§ **Task objective**: Starting with the first line of the listing, quote each line exactly until and including the one with "width=0.637, color=c_women, zorder=3)", leaving pictures out.

§ **Dataset extract**:
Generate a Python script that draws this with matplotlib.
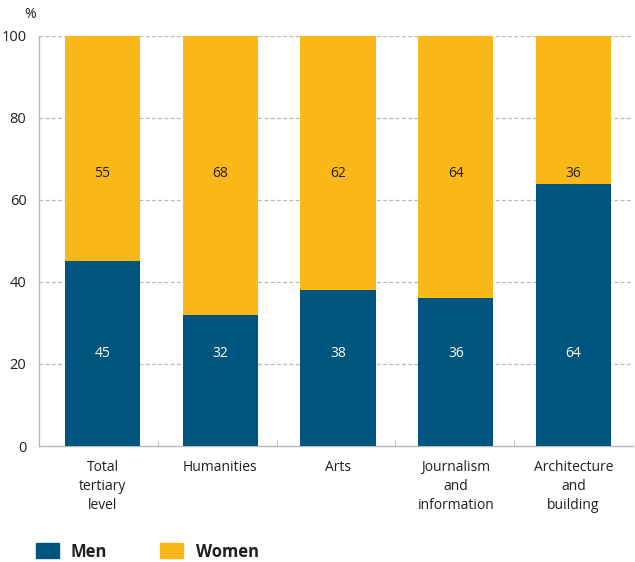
import matplotlib
matplotlib.use("Agg")
import matplotlib.pyplot as plt
from matplotlib.patches import Rectangle

plt.rcParams['font.family'] = ['Open Sans', 'DejaVu Sans']

categories = ["Total\ntertiary\nlevel", "Humanities", "Arts", "Journalism\nand\ninformation", "Architecture\nand\nbuilding"]
men = [45, 32, 38, 36, 64]
women = [55, 68, 62, 64, 36]
yticks = [0, 20, 40, 60, 80, 100]

c_men = "#00557F"
c_women = "#FBB819"
grey = "#B8B8B8"
txt = "#231F20"

fig = plt.figure(figsize=(6.35, 5.62), dpi=100)
ax = fig.add_axes([39 / 635, 0.2064, 594 / 635, 0.7296])

x = list(range(len(categories)))
ax.bar(x, men, width=0.637, color=c_men, zorder=3)
ax.bar(x, women, bottom=men, width=0.637, color=c_women, zorder=3)

for i in x:
    ax.text(i, 22.6, str(men[i]), ha='center', va='center', color='white', fontsize=10, zorder=4)
    ax.text(i, 66.5, str(women[i]), ha='center', va='center', color=txt, fontsize=10, zorder=4)

xl, xr = -0.539, 4.505
ax.set_xlim(xl, xr)
ax.set_ylim(0, 100)
ax.set_yticks(yticks)
ax.set_yticklabels([str(v) for v in yticks], fontsize=10.5, color=txt)
for v in yticks[1:]:
    ax.axhline(v, color=grey, lw=0.9, ls=(0, (3, 2)), zorder=1)

n = len(categories)
ax.set_xticks([xl + k * (xr - xl) / n for k in range(1, n)], minor=True)
ax.set_xticks(x)
ax.set_xticklabels(categories, fontsize=10, color=txt, linespacing=1.37)
ax.tick_params(axis='x', which='major', length=0, pad=10)
ax.tick_params(axis='x', which='minor', length=4, color=grey, direction='in')
ax.tick_params(axis='y', length=0, pad=9)

for s in ['top', 'right']:
    ax.spines[s].set_visible(False)
for s in ['left', 'bottom']:
    ax.spines[s].set_color(grey)
    ax.spines[s].set_linewidth(1.0)

fig.text(30 / 635, 1 - 15 / 562, "%", ha='center', va='center', fontsize=10, color=txt)

# legend
for (x0, label, col, tx) in [(36, "Men", c_men, 71), (160, "Women", c_women, 196)]:
    fig.patches.append(Rectangle((x0 / 635, 1 - 558 / 562), 23 / 635, 15 / 562,
                                 transform=fig.transFigure, color=col))
    fig.text(tx / 635, 1 - 552 / 562, label, ha='left', va='center', fontsize=12,
             fontweight='bold', color=txt)

fig.savefig("out.png", dpi=100)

§ **Exercise answer**:
Generate a Python script that draws this with matplotlib.
import matplotlib
matplotlib.use("Agg")
import matplotlib.pyplot as plt
from matplotlib.patches import Rectangle

plt.rcParams['font.family'] = ['Open Sans', 'DejaVu Sans']

categories = ["Total\ntertiary\nlevel", "Humanities", "Arts", "Journalism\nand\ninformation", "Architecture\nand\nbuilding"]
men = [45, 32, 38, 36, 64]
women = [55, 68, 62, 64, 36]
yticks = [0, 20, 40, 60, 80, 100]

c_men = "#00557F"
c_women = "#FBB819"
grey = "#B8B8B8"
txt = "#231F20"

fig = plt.figure(figsize=(6.35, 5.62), dpi=100)
ax = fig.add_axes([39 / 635, 0.2064, 594 / 635, 0.7296])

x = list(range(len(categories)))
ax.bar(x, men, width=0.637, color=c_men, zorder=3)
ax.bar(x, women, bottom=men, width=0.637, color=c_women, zorder=3)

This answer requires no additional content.